• **WHAT YOU WILL DO**:
Your task is to retype, word for word, the lines from the start of the data through the line holding "import pandas as pd". Do not include the pictures.
== == ==
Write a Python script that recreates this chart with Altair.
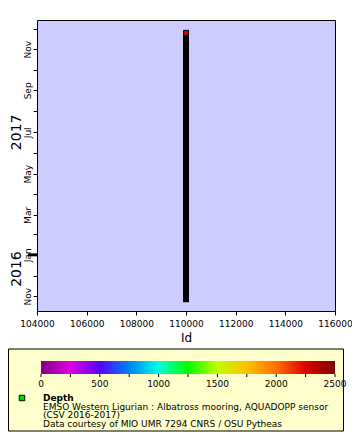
import altair as alt
import pandas as pd

# ---- data ----
bar_ids = [110000]
bar_start = ["2016-10-23"]
bar_end = ["2017-11-28"]
last_ids = [110000]
last_times = ["2017-11-25"]
year_labels = ["2017", "2016"]
year_label_dates = ["2017-07-01", "2016-12-11"]
year_tick_dates = ["2017-01-01"]
x_tick_values = [104000, 105000, 106000, 107000, 108000, 109000, 110000,
                 111000, 112000, 113000, 114000, 115000, 116000]
cb_tick_values = [0, 250, 500, 750, 1000, 1250, 1500, 1750, 2000, 2250, 2500]
cb_label_values = [0, 500, 1000, 1500, 2000, 2500]
cb_stop_offsets = [0.0, 0.1, 0.2, 0.3, 0.4, 0.5, 0.6, 0.7, 0.8, 0.9, 1.0]
cb_stop_colors = ["#800080", "#e000e0", "#5a00ff", "#0080ff", "#00ffe0", "#00ff00",
                  "#c0ff00", "#ffc000", "#ff7000", "#e00000", "#800000"]
legend_title = "Depth"
legend_lines = ["EMSO Western Ligurian : Albatross mooring, AQUADOPP sensor",
                "(CSV 2016-2017)",
                "Data courtesy of MIO UMR 7294 CNRS / OSU Pytheas"]

FONT = "DejaVu Sans"

bars = pd.DataFrame({"id": bar_ids, "start": bar_start, "end": bar_end})
last = pd.DataFrame({"id": last_ids, "t": last_times})
years = pd.DataFrame({"label": year_labels, "t": year_label_dates})
ytick = pd.DataFrame({"t": year_tick_dates})
one = pd.DataFrame({"a": [0]})
cb_rect = pd.DataFrame({"lo": [cb_tick_values[0]], "hi": [cb_tick_values[-1]]})
cb_ticks = pd.DataFrame({"v": cb_tick_values})
cb_labels = pd.DataFrame({"v": cb_label_values})

x_scale = alt.Scale(domain=[104000, 116000], nice=False, zero=False)
y_scale = alt.Scale(type="utc",
                    domain=[alt.DateTime(year=2016, month=10, date=10, utc=True),
                            alt.DateTime(year=2017, month=12, date=14, utc=True)],
                    nice=False)

x_axis = alt.Axis(values=x_tick_values,
                  labelExpr="datum.value % 2000 == 0 ? format(datum.value, 'd') : ''",
                  title="Id", titleFont=FONT, titleFontSize=12, titleFontWeight="normal",
                  titleColor="black", titlePadding=4,
                  labelFlush=False, labelOverlap=False, labelPadding=4, tickSize=4)
y_axis = alt.Axis(tickCount={"interval": "month", "step": 1},
                  labelExpr="utcmonth(datum.value) % 2 == 0 ? utcFormat(datum.value, '%b') : ''",
                  labelAngle=270, labelAlign="center", labelBaseline="alphabetic",
                  labelPadding=3, tickSize=4, labelFlush=False, labelOverlap=False,
                  title=None)

bar = alt.Chart(bars).mark_rule(color="black", strokeWidth=6).encode(
    x=alt.X("id:Q", scale=x_scale, axis=x_axis),
    y=alt.Y("end:T", scale=y_scale, axis=y_axis, title=None),
    y2="start:T",
)
last_pt = alt.Chart(last).mark_square(size=25, fill="#d00000", stroke="black",
                                      strokeWidth=1, opacity=1).encode(
    x="id:Q", y=alt.Y("t:T", title=None))
year_tick = alt.Chart(ytick).mark_rule(color="black", strokeWidth=3).encode(
    y=alt.Y("t:T", title=None), x=alt.value(-9), x2=alt.value(0))
year_text = alt.Chart(years).mark_text(angle=270, font=FONT, fontSize=14, color="black",
                                       align="center", baseline="alphabetic").encode(
    y=alt.Y("t:T", title=None), x=alt.value(-16), text="label:N")

legend_box = alt.Chart(one).mark_rect(fill="#ffffcc", stroke="black", strokeWidth=1).encode(
    x=alt.value(-28.5), x2=alt.value(306.5), y=alt.value(329), y2=alt.value(411))
green = alt.Chart(one).mark_square(size=30, fill="#00dd00", stroke="black",
                                   strokeWidth=1, opacity=1).encode(
    x=alt.value(-15), y=alt.value(378))
title_txt = alt.Chart(one).mark_text(font=FONT, fontSize=9, fontWeight="bold", color="black",
                                     align="left", baseline="alphabetic").encode(
    x=alt.value(6), y=alt.value(381), text=alt.value(legend_title))
line_layers = []
for txt, yy in zip(legend_lines, [389.5, 398, 406.5]):
    line_layers.append(
        alt.Chart(one).mark_text(font=FONT, fontSize=9, color="black",
                                 align="left", baseline="alphabetic").encode(
            x=alt.value(6), y=alt.value(yy), text=alt.value(txt)))

main = alt.layer(bar, last_pt, year_tick, year_text, legend_box, green, title_txt, *line_layers)

gradient = alt.Gradient(
    gradient="linear",
    stops=[alt.GradientStop(offset=o, color=c) for o, c in zip(cb_stop_offsets, cb_stop_colors)],
    x1=0, x2=1, y1=0, y2=0)
cb_scale = alt.Scale(domain=[cb_tick_values[0], cb_tick_values[-1]], range=[4, 298], nice=False)
cb_bar = alt.Chart(cb_rect).mark_rect(fill=gradient, strokeWidth=0).encode(
    x=alt.X("lo:Q", scale=cb_scale, axis=None), x2="hi:Q",
    y=alt.value(341), y2=alt.value(354))
cb_tk = alt.Chart(cb_ticks).mark_rule(color="black", strokeWidth=1).encode(
    x=alt.X("v:Q", axis=None), y=alt.value(354), y2=alt.value(357))
cb_lb = alt.Chart(cb_labels).mark_text(font=FONT, fontSize=9, color="black",
                                       align="center", baseline="alphabetic").encode(
    x=alt.X("v:Q", axis=None), y=alt.value(367), text="v:Q")
cbar = alt.layer(cb_bar, cb_tk, cb_lb)

chart = alt.layer(main, cbar).resolve_scale(x="independent").properties(
    width=298, height=291,
    autosize=alt.AutoSizeParams(type="none"),
    padding={"left": 29, "top": 12, "right": 17, "bottom": 121},
    background="white",
).configure_view(
    fill="#ccccff", stroke="black", strokeWidth=1
).configure_axis(
    domain=False, grid=False, tickColor="black", labelColor="black",
    labelFont=FONT, labelFontSize=9
)

chart.save("out.html", embed_options={"renderer": "svg", "actions": False})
== == ==
• **TASK ANSWER**:
Write a Python script that recreates this chart with Altair.
import altair as alt
import pandas as pd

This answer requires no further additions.